In an emotional appearance on “The Late Show With Stephen Colbert” Monday, the actor explained how playing “Rent” composer Jonathan Larson in the film helped him to process the grief he experienced after losing his mother, Lynn, to pancreatic cancer in 2019.

“I love talking about her, by the way, so if I cry, it’s only a beautiful thing,” Garfield explained. “This is all the unexpressed love, the grief that will remain with us until we pass because we never get enough time with each other, no matter if someone lives till 60, 15, or 99.”

“So I hope this grief stays with me because it’s all the unexpressed love that I didn’t get to tell her,” he added. “And I told her every day. We all told her every day. She was the best of us.”

Directed by Lin-Manuel Miranda, “Tick, Tick... Boom!” follows Larson during his struggling artist days in New York before he wrote “Rent.” Approaching his 30th birthday without a major theatrical credit to his name, the composer finds himself at a personal and professional crossroads.

“Rent” was a smash on Broadway and influenced a generation of theater artists, Miranda included. Sadly, Larson himself never got to witness the musical’s success. He died in 1996 at age 35, just hours before “Rent” was slated to give its first off-Broadway preview performance.

In his chat with Colbert, Garfield compared his mother to Larson, as both were “warriors for art.”
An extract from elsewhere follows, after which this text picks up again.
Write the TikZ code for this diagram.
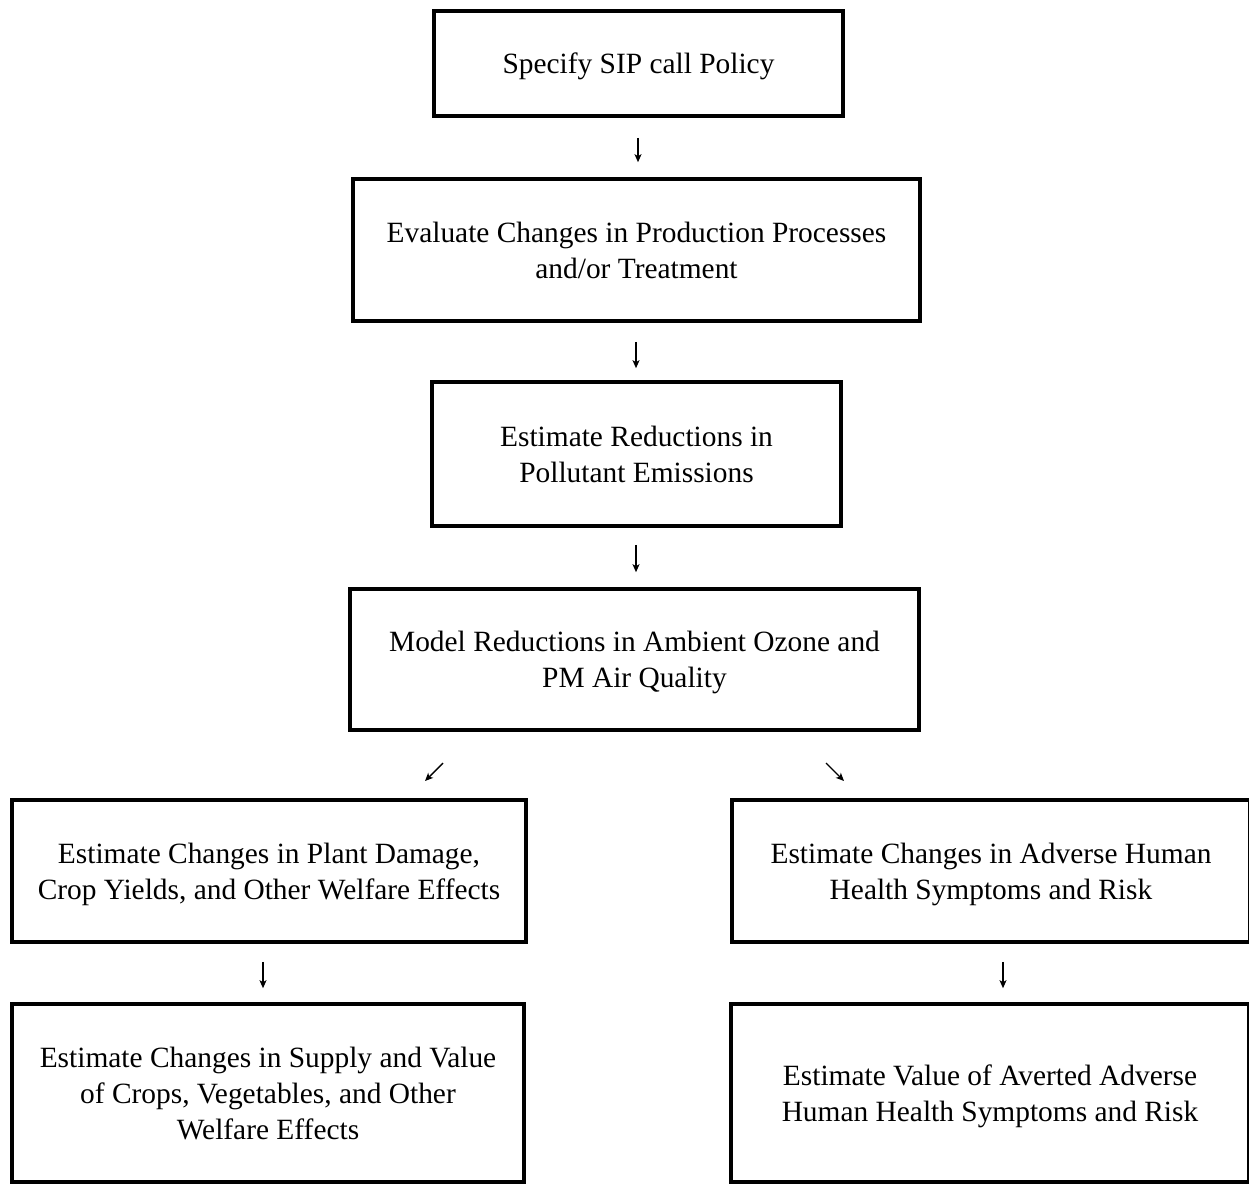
\documentclass[tikz,border=0pt]{standalone}
\usepackage{fontspec}
\setmainfont{Liberation Serif}
\usetikzlibrary{arrows.meta}
\begin{document}
\begin{tikzpicture}[x=1pt,y=-1pt,
  box/.style={draw=black,line width=3.6pt,inner sep=0pt,align=center,text depth=0pt,
    font=\fontsize{29.4}{36}\selectfont},
  arr/.style={line width=1.4pt,-{Stealth[length=8pt,width=7pt,inset=2pt]}}]
\useasboundingbox (0,0) rectangle (1249,1183);
\node[box,minimum width=409,minimum height=105] (s) at (638.5,63.5) {Specify SIP call Policy};
\node[box,minimum width=567,minimum height=142] (e) at (636.5,250) {Evaluate Changes in Production Processes\\and/or Treatment};
\node[box,minimum width=409,minimum height=144] (r) at (636.5,454) {Estimate Reductions in\\Pollutant Emissions};
\node[box,minimum width=569,minimum height=141] (m) at (634.5,659.5) {Model Reductions in Ambient Ozone and\\PM Air Quality};
\node[box,minimum width=514,minimum height=142] (pl) at (269,871) {Estimate Changes in Plant Damage,\\Crop Yields, and Other Welfare Effects};
\node[box,minimum width=518,minimum height=142] (hh) at (991,871) {Estimate Changes in Adverse Human\\Health Symptoms and Risk};
\node[box,minimum width=512,minimum height=178] (sv) at (268,1093) {Estimate Changes in Supply and Value\\of Crops, Vegetables, and Other\\Welfare Effects};
\node[box,minimum width=518,minimum height=178] (hv) at (990,1093) {Estimate Value of Averted Adverse\\Human Health Symptoms and Risk};
\coordinate (dl1) at (443,763);
\coordinate (dl2) at (425,781);
\coordinate (dr1) at (826,763);
\coordinate (dr2) at (844,781);
\draw[arr,shorten <=20pt,shorten >=15pt] ([xshift=-0.5pt]s.south) -- ([xshift=1.5pt]e.north);
\draw[arr,shorten <=19pt,shorten >=12pt] ([xshift=-0.5pt]e.south) -- ([xshift=-0.5pt]r.north);
\draw[arr,shorten <=17pt,shorten >=15pt] ([xshift=-0.5pt]r.south) -- ([xshift=1.5pt]m.north);
\draw[arr] (dl1) -- (dl2);
\draw[arr] (dr1) -- (dr2);
\draw[arr,shorten <=18pt,shorten >=14pt] ([xshift=-6pt]pl.south) -- ([xshift=-5pt]sv.north);
\draw[arr,shorten <=18pt,shorten >=14pt] ([xshift=12pt]hh.south) -- ([xshift=13pt]hv.north);
\end{tikzpicture}
\end{document}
“I got to sing Jonathan Larson’s unfinished song while simultaneously singing for my mother and her unfinished song,” he said. “I’m indebted to everyone who’s brought me to this place so I can honor the most beautiful person that I’ve ever experienced in my life through my art and use it as a way to heal, use it as a way to sew up the wounds.”
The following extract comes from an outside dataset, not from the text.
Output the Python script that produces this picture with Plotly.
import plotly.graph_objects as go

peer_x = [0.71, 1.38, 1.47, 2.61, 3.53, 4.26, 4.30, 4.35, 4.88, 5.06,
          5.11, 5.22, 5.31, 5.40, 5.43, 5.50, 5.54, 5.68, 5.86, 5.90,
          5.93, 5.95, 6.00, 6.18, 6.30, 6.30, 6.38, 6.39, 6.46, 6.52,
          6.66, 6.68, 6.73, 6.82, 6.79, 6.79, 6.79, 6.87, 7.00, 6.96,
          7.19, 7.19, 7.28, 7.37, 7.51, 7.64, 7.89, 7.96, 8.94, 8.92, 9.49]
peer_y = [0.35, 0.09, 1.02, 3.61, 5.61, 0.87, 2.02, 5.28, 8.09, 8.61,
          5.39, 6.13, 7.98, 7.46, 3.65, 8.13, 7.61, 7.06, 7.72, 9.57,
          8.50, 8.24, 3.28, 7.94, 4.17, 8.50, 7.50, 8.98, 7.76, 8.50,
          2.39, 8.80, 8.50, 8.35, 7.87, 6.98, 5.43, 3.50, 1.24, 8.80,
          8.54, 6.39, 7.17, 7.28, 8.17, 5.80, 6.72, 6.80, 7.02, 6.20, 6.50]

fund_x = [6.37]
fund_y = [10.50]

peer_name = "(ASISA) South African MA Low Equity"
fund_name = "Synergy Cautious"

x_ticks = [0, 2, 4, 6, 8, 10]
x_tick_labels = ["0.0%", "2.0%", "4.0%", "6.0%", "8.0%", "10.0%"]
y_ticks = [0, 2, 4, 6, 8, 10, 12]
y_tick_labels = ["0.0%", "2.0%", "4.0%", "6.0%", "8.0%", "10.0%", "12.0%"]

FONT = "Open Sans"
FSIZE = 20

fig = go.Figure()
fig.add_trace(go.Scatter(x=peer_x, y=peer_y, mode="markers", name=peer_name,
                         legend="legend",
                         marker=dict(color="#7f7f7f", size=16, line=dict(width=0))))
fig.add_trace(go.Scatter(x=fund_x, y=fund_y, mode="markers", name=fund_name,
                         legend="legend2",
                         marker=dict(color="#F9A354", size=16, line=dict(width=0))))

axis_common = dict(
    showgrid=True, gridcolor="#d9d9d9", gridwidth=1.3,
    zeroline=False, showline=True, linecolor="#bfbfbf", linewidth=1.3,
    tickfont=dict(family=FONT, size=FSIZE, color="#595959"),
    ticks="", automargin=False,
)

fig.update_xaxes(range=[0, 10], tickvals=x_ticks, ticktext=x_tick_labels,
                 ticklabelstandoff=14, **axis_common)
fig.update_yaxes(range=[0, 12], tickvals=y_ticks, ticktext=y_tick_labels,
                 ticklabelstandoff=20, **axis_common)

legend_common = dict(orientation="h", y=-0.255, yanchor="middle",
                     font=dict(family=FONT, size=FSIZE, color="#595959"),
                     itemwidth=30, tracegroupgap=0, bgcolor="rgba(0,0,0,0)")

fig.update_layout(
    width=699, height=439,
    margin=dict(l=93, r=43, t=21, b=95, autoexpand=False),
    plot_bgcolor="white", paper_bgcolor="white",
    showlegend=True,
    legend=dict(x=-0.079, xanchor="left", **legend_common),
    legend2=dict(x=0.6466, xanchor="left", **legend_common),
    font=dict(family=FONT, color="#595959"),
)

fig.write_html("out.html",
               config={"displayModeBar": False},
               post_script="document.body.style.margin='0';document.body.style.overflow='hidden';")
Garfield, a 2017 Academy Award nominee for “Hacksaw Ridge,” previously opened up about Lynn’s death in a September interview with Variety. He recalled nearly turning down the role of disgraced televangelist Jim Bakker in “The Eyes of Tammy Faye” after learning of his mother’s cancer diagnosis, but opted to sign on for the project at her insistence.

“She said, ‘I would struggle with you not doing it on account of me,’” he said. “I told her, ‘OK, but promise me when it’s time to come home you’ll let me know.’”

The actor went on to recall how he left the “Eyes of Tammy Faye” set to spend “the most profound two weeks of my life” with his mother shortly before her death.

“The good news about me and her is that we left nothing unsaid,” he told Variety. “To be with her and my dad and my brother, all of her friends, my nephews. It was full of grace in the midst of the terrible tragedy.”